Described by some as the first movement in the Arab world to bring jihadism from the margins to the center, Islamic State owes its ideological origins, in part at least, to the abject failure of secular pan-Arabism, socialism and various forms of Islamism in the Middle East.
Islamic State, without a doubt, was strengthened as well by widespread disillusionment with the Arab Spring, the grassroots rebellions in Arab countries which have restored the status quo ante in Egypt, triggered tribal warfare in Libya, brought chaos to Yemen and resulted in an extremely destructive war in Syria.
Finally, Islamic State has benefited from the perception that Shiite Islam has made gains at the expense of the Sunni variant. Iraq, once under the thumb of the Sunnis, has been controlled by the Shiites for the past decade. Iran, the world’s preeminent Shiite power, is a force to be reckoned with as its develops a nuclear arsenal, spreads its influence throughout the region and confronts Israel through proxies like Islamic Jihad in the Gaza Strip. Iran’s ally, Syria, is governed by the Alawites, a Shiite group. Meanwhile, Hezbollah — the Lebanese Shiite movement which fought a war with Israel in 2006 — is solidifying its base in Lebanon.
“This has created a new and troubling phenomenon: a Sunni majority with a minority complex, a powerful though confused feeling of marginalization, dispossession and humiliation,” writes the British commentator Peter Harling.
Islamic State has established a fearsome reputation for brutality and barbarism, having carried out summary mass executions, forced conversions, kidnappings, sexual abuse and torture. “The reports we have received reveal acts of inhumanity on an unimaginable scale,” says Flavia Pansieri, the United Nations’ deputy high commissioner for human rights.

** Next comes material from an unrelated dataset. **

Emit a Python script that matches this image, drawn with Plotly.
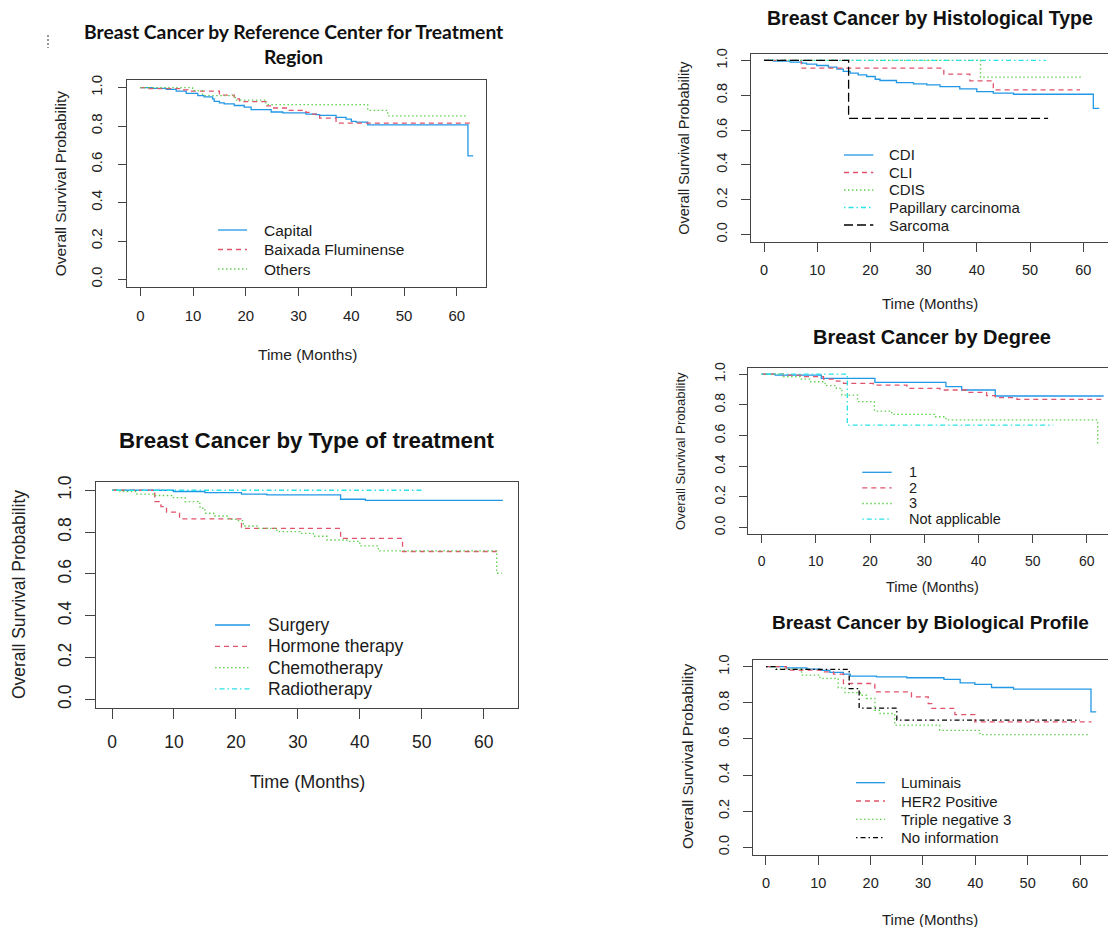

Through bank robberies, extortion, control of oil wells in Syria and Iraq, the plunder of antiquities and private donations, Islamic State has amassed considerable wealth to finance its operations.
Militarily, Islamic State acts more like a conventional army than a guerrilla organization. Scores of disaffected Iraqis who served as officers in Saddam Hussein’s army and were sacked in the wake of the American invasion have joined its ranks. Apart from Iraqis and Syrians, Islamic State has recruited thousands of fighters from Muslim countries and the West.
And by all accounts, Islamic State has displayed a deft grasp of social media, enabling it to send out slick messages and lure new recruits.
According to U.S. Secretary of Defence Chuck Hagel, Islamic State is “as sophisticated and well-funded as any group we have seen…”
Though a force to be reckoned with, Islamic State can be stopped through a broad array of regional coalitions, the formation of inclusive governments and military action, claims U.S. Secretary of State John Kerry in a New York Times op-ed piece.
“Extremists are defeated only when responsible nations and their peoples unite to oppose them,” he writes.
This is certainly true, but for now, Islamic State is riding high — executing innocent American civilians like James Foley and Steven Sotloff, capturing territory, killing, harassing and abusing members of vulnerable minorities and spreading savagery and terror throughout Syria and Iraq.